Let’s be very clear about a few things. Some of these people would prefer to have their relationships structured this way (and that is a perfectly valid choice) and many others have been trained to think this way by familial structures all their lives at various costs. These problems are systemic and not the fault of any of these individuals. India is a complicated fucking country and marriage is one of those institutions where the intersectionality of the political, social and familial oppression is on microcosmic display. India gives no fucks about love, but the compulsion to marry is alive and well. Even the most progressive of my peers, ones from the most “educated” families, are not exempt from the compulsion, and with the compulsion, there are also conditions. You must marry by so-and-so age. You must marry someone chosen by so-and-so person or, at least, you must choose from a list of prospects vetted by so-and-so person. If you choose your own partner, you must marry someone from so-and-so community. You must not marry someone from such and such community. You must seek approval of such-and-such social authority before you allow yourself to consider a future with someone. We’re all subject to such conditions but the stakes vary and that matters a great deal.

For someone the consequence of making a free choice may be irksome and emotionally traumatic like continued emotional hostage-taking by family members, and for others, it may mean complete social ostracization of them and their families, and for others still, it may mean honour killings. It is a wide range. It’s a function of privilege (and even that is about luck) so it is easier for some of us to subvert the social systems than it is for others, and that is why I insist that when I discuss this it is not to lay blame at the feet of any individual for this, while praising myself, it is not an equal battle for us all, but that doesn’t mean it is easy for those of us who do it either. At eighteen, when I walked out of the home of my parents with a single-suitcase, I did so with knowledge and acceptance of the fact that I was choosing my freedom at the cost of my family. I was going to date whoever I wanted, of whichever gender, from any community, in whatever structure I wanted, and I wasn’t going to hide it and that meant I had to be willing to emancipate.

I spent the last year of my schooling plotting an escape, I saved money all year because I knew the day I stepped out of that house as an adult, I was on my own if I wanted to make my own choices.

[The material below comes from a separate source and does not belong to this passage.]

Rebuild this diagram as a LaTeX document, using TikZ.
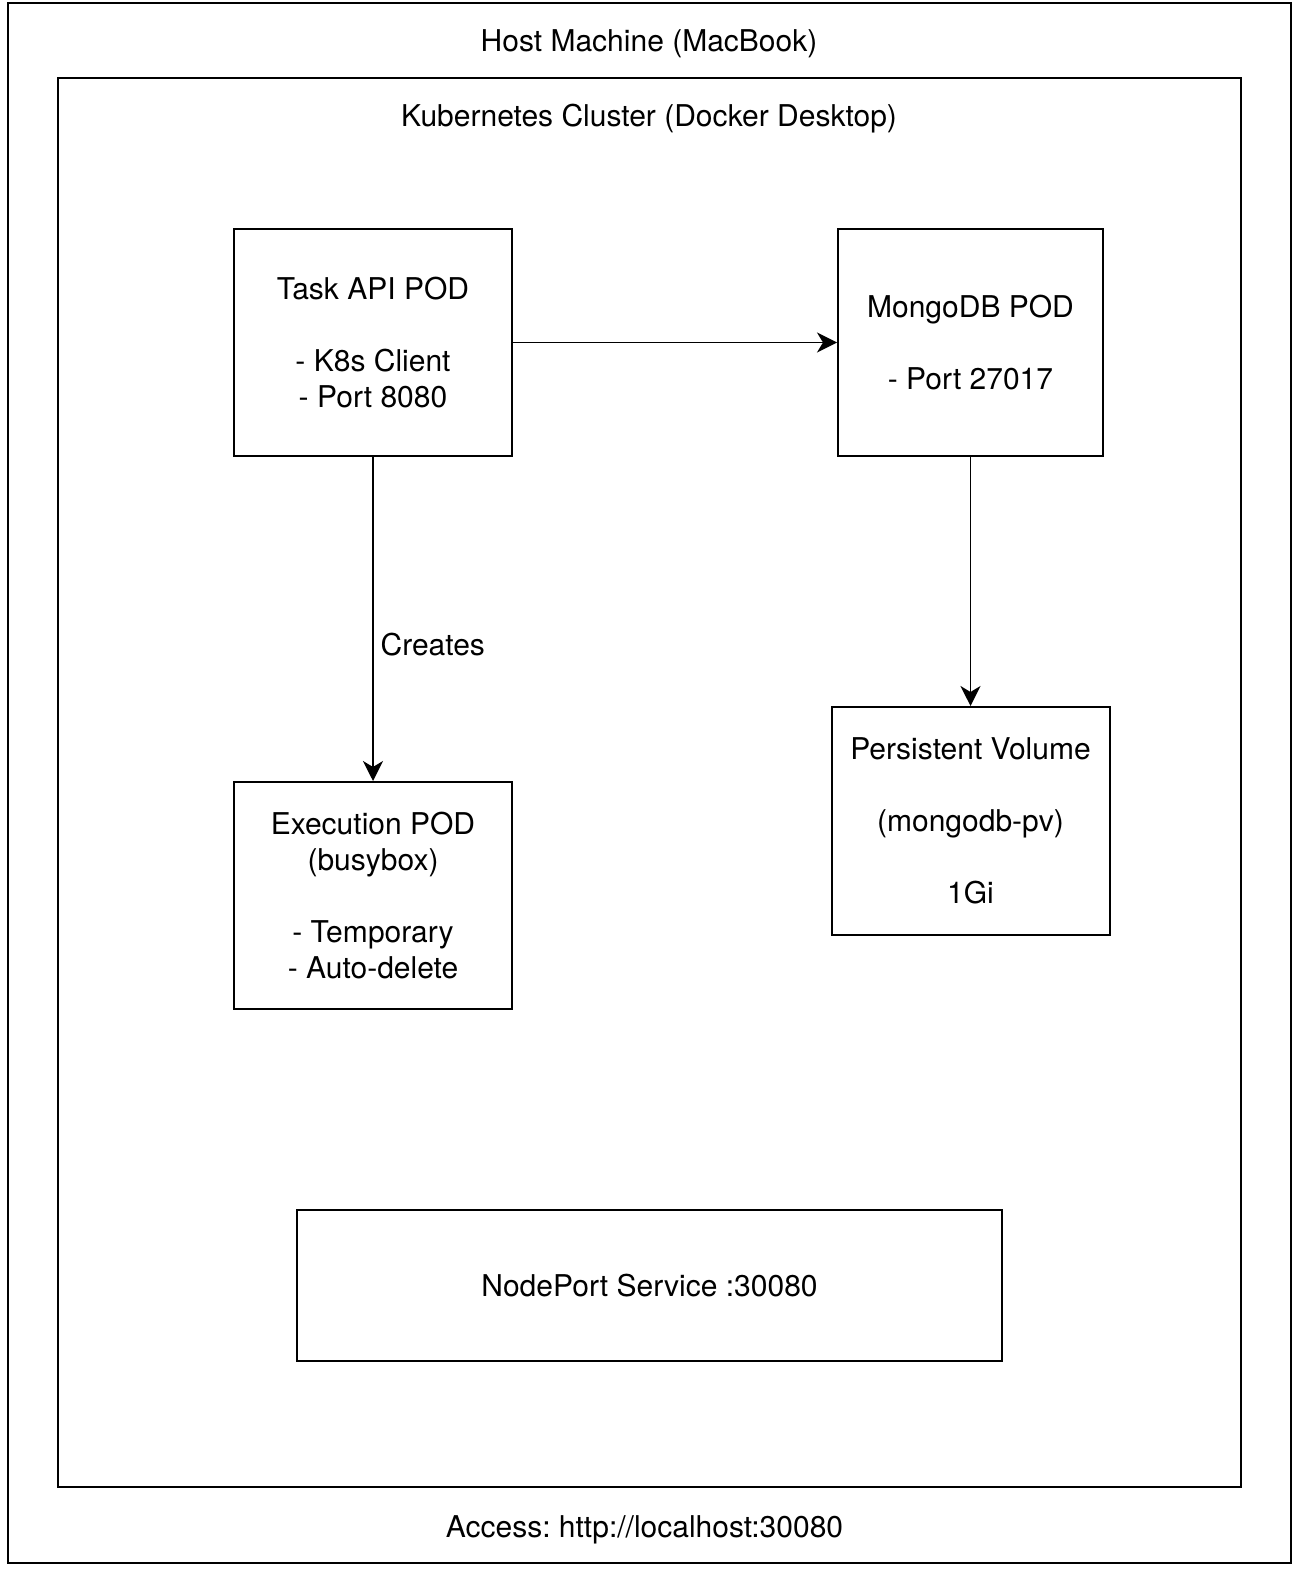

I secured employment and admission to a college in a city far away, at the same time, without letting anyone know that I had done so. Familial structures, if so inclined, will use any tool at their disposal to bend you to their will, they will use their love and their money as tools to wrangle good, socially-acceptable behaviour out of you and I knew I had to be willing to give up the advantages that came with all of that to be able to be free. When I left, I really left and it was extremely painful, and very difficult. I didn’t feel like this at the time, at the time, it felt like my only option but when I look back at it now, I feel some measure of respect for the balls of that girl. She had nothing but she had a plan and a goal, and she would do anything for that.

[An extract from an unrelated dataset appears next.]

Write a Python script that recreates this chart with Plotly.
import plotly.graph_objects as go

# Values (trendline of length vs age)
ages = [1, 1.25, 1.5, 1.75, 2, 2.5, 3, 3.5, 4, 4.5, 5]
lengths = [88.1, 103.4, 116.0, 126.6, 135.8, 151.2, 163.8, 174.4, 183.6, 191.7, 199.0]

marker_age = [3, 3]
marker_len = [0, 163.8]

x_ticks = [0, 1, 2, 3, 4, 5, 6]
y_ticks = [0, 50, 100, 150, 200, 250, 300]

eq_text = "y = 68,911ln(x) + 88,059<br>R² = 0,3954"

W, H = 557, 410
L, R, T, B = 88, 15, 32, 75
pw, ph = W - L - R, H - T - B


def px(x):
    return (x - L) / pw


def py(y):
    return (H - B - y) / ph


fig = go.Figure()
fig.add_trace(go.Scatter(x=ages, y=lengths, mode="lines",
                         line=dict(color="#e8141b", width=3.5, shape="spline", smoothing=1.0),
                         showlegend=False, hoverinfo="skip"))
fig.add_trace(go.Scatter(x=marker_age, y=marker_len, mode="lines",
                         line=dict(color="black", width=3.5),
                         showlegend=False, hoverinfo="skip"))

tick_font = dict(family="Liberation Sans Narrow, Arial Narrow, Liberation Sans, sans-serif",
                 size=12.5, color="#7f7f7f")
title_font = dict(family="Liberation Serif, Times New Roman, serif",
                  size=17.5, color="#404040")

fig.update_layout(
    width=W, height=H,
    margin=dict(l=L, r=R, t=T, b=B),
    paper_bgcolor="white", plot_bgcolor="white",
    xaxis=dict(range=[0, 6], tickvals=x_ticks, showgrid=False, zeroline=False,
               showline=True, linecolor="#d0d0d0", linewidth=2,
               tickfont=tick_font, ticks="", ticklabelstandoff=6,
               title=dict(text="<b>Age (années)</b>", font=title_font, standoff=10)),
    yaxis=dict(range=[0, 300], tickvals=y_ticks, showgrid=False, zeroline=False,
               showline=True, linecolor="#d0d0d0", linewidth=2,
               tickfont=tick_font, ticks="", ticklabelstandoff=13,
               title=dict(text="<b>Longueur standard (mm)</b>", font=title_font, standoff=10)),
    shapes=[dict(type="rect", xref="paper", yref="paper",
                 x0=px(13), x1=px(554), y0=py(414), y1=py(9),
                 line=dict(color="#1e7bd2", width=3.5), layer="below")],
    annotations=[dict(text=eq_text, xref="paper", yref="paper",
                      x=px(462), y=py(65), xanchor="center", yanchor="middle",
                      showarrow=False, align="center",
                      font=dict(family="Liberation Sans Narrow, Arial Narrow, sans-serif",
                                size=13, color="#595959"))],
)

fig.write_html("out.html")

In some ways love represents the ultimate act of freedom to me, maybe because all my life, like many other people in my country, I was raised with the messaging that who, when and how I loved would be socially-enforced and it had to culminate in marriage. There was some degree of progressive messaging, but for the most part, it was clear that I was expected to fall in line in the right time or more aggressive measures would be enforced and I cannot love under these conditions. I cannot even live under them. I cannot bring myself to apply the (very necessary) hacks that a lot of my peers have learnt to apply in order to walk the line between cultural-acceptability and freedom. I cannot be gay in the big city but be careful to retain my straightness when in my hometown (which is not, at all, to say that I don’t understand why that may be the case for another). I cannot be so beholden to my family for letting me choose my partner that I get married to them instead of moving in with them because the families don’t approve of that. I can’t secretly live with my demographically-different partner but operate in that relationship with the knowledge that it won’t last in the long-term because it is culturally unacceptable. I can’t have a kink partner with an expiration date and live my life for as long as I am allowed. I won’t do the thing where I put on some acts to appease the culture to buy the right to my choices, I would rather die.

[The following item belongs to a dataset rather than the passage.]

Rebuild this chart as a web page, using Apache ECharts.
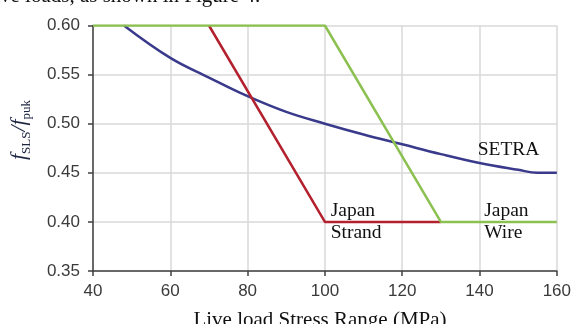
<!DOCTYPE html>
<html><head><meta charset="utf-8">
<style>html,body{margin:0;padding:0;background:#fff;}#c{width:574px;height:324px;}</style>
<script src="https://cdn.jsdelivr.net/npm/echarts@6/dist/echarts.min.js"></script>
</head><body><div id="c"></div>
<script>
// data
const xTicks = [40, 60, 80, 100, 120, 140, 160];
const setraX = [48, 60, 70, 80, 90, 100, 110, 120, 130, 140, 150, 155, 160];
const setraY = [0.600, 0.567, 0.547, 0.528, 0.512, 0.500, 0.489, 0.479, 0.469, 0.460, 0.453, 0.450, 0.450];
const strandX = [70, 100, 130];
const strandY = [0.60, 0.40, 0.40];
const wireX = [40, 100, 130, 160];
const wireY = [0.60, 0.60, 0.40, 0.40];
const labels = [
  {text: 'SETRA', x: 147.5, y: 0.473, align: 'center'},
  {text: 'Japan\nStrand', x: 101.5, y: 0.400, align: 'left'},
  {text: 'Japan\nWire', x: 141.2, y: 0.400, align: 'left'}
];

const zip = (a, b) => a.map((v, i) => [v, b[i]]);
const chart = echarts.init(document.getElementById('c'), null, {renderer: 'canvas'});
const axisCol = '#404040';
chart.setOption({
  animation: false,
  grid: {left: 93, right: 16, top: 25.5, bottom: 53, containLabel: false},
  xAxis: {
    type: 'value', min: 40, max: 160, interval: 20,
    axisLine: {show: true, onZero: false, lineStyle: {color: axisCol, width: 1.5}},
    axisTick: {show: true, inside: false, length: 5, lineStyle: {color: axisCol, width: 1.5}},
    axisLabel: {fontFamily: 'Liberation Sans', fontSize: 17, color: '#3a3a3a', margin: 12},
    splitLine: {show: true, lineStyle: {color: '#d9d9d9', width: 1.5}}
  },
  yAxis: {
    type: 'value', min: 0.35, max: 0.60, interval: 0.05,
    axisLine: {show: true, onZero: false, lineStyle: {color: axisCol, width: 1.5}},
    axisTick: {show: true, inside: false, length: 5, lineStyle: {color: axisCol, width: 1.5}},
    axisLabel: {fontFamily: 'Liberation Sans', fontSize: 17, color: '#3a3a3a', margin: 13,
      formatter: v => v.toFixed(2)},
    splitLine: {show: true, lineStyle: {color: '#d9d9d9', width: 1.5}}
  },
  series: [
    {type: 'line', data: zip(setraX, setraY), smooth: 0.4, symbol: 'none', z: 3,
      lineStyle: {color: '#3a3a8c', width: 2.5}},
    {type: 'line', data: zip(strandX, strandY), symbol: 'none', z: 4,
      lineStyle: {color: '#b3202e', width: 2.5}},
    {type: 'line', data: zip(wireX, wireY), symbol: 'none', z: 5,
      lineStyle: {color: '#8cc152', width: 2.5}}
  ]
});

const g = [];
labels.forEach(l => {
  const p = chart.convertToPixel({gridIndex: 0}, [l.x, l.y]);
  g.push({type: 'text', x: p[0], y: p[1], z: 10,
    style: {text: l.text, font: '19.5px "Liberation Serif"', fill: '#111', align: l.align,
      verticalAlign: 'middle', lineHeight: 22}});
});
g.push({type: 'text', x: 320, y: 320, z: 10,
  style: {text: 'Live load Stress Range (MPa)', font: '21px "Liberation Serif"', fill: '#111',
    align: 'center', verticalAlign: 'middle'}});
g.push({type: 'text', x: 0, y: 7, z: 10,
  style: {text: 've loads, as shown in Figure 4.', font: '21px "Liberation Serif"', fill: '#111',
    align: 'left', verticalAlign: 'bottom'}});
g.push({type: 'text', x: 19, y: 130, rotation: Math.PI / 2, z: 10,
  style: {text: '{f|f}{s|SLS}{f|/f}{s|puk}', align: 'center', verticalAlign: 'middle', fill: '#1d2540',
    rich: {f: {font: 'italic 22px "Liberation Serif"', fill: '#1d2540', verticalAlign: 'bottom'},
           s: {font: '13px "Liberation Serif"', fill: '#1d2540', verticalAlign: 'bottom', padding: [0, 0, -3, 0]}}}});
chart.setOption({graphic: g});
</script></body></html>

I knew that and while I do not believe it should ever be a choice between being free or having a support system, but if it is, I will choose my freedom every single time, at whatever cost and the cost was dire. I was alone, I knew no one, I had no money and I absolutely had to make it work because I left myself nothing on which to fall back. It was extremely lonely and for an eighteen-year old to make enough money to live by themselves in a big city, as well as pay for their own college education was an immense challenge. There were many instances when I used garlic and peanuts to flavour the nightly meal of rice on which I lived, but it was worth it, because it meant that I could make all my own choices without anyone having the ability to influence them or scare me into compliance. By the time I met my spouse, I had truly embraced every aspect of my autonomy, and even though my family worked their way back into my life, they did so on different terms, and with the understanding that they could never hold me hostage via abuse, cultural manipulation and terror again so when I brought home a girlfriend or a divorced man with a child from a different community, they knew their approval was not being sought. By the time I met him, I had become the person who would choose him and make choices of love for love. I will not make a case for my choices. I will not barter my rights for financial, familial or social security. I will not be held hostage by culture, even if that means I have to spend my life alone. I had to make that happen.

And while there is a degree of luck to that, there is also courage. I don’t mean that the people who don’t or cannot do that are lacking courage, but it’s grating when someone looks at my seemingly perfect life now and tells me it was all a function of luck. It’s uncomfortable when they tell me that I haven’t been through their struggle or that I cannot understand it. When I plaster my truth on my face and exercise my freedom with impunity, I know what I have been through to preserve that. I know what I had to do in order to become the person who could be at that date with my spouse as a woman who wore her identity and independence on her skin and that was not sheer luck.

Love is political and I had to bear the (often unfair) consequences of my politics at personal cost in order to build a family where every person is free to love each other and anyone else the way they want and when they want. I will never deny my privileges or that I have been incredibly lucky to find a partner with whom I have a bond so deep and pervasive, but for both of us, coming to a place where we could become the individuals who could make these choices was a long road of active learning and difficult decisions. I have spent years pretending everything was always so easy for me because it feels uncomfortable to laud ones own self, but at this place, after all these years, when I look back through all the years of social exclusion, hate crimes, personal attacks, doxxing, financial emancipation and loneliness, I feel at least a little obligated to give that girl her due of gratitude. She had enormous balls and unshakeable principles, she taught me fearlessness and I owe her my life for that.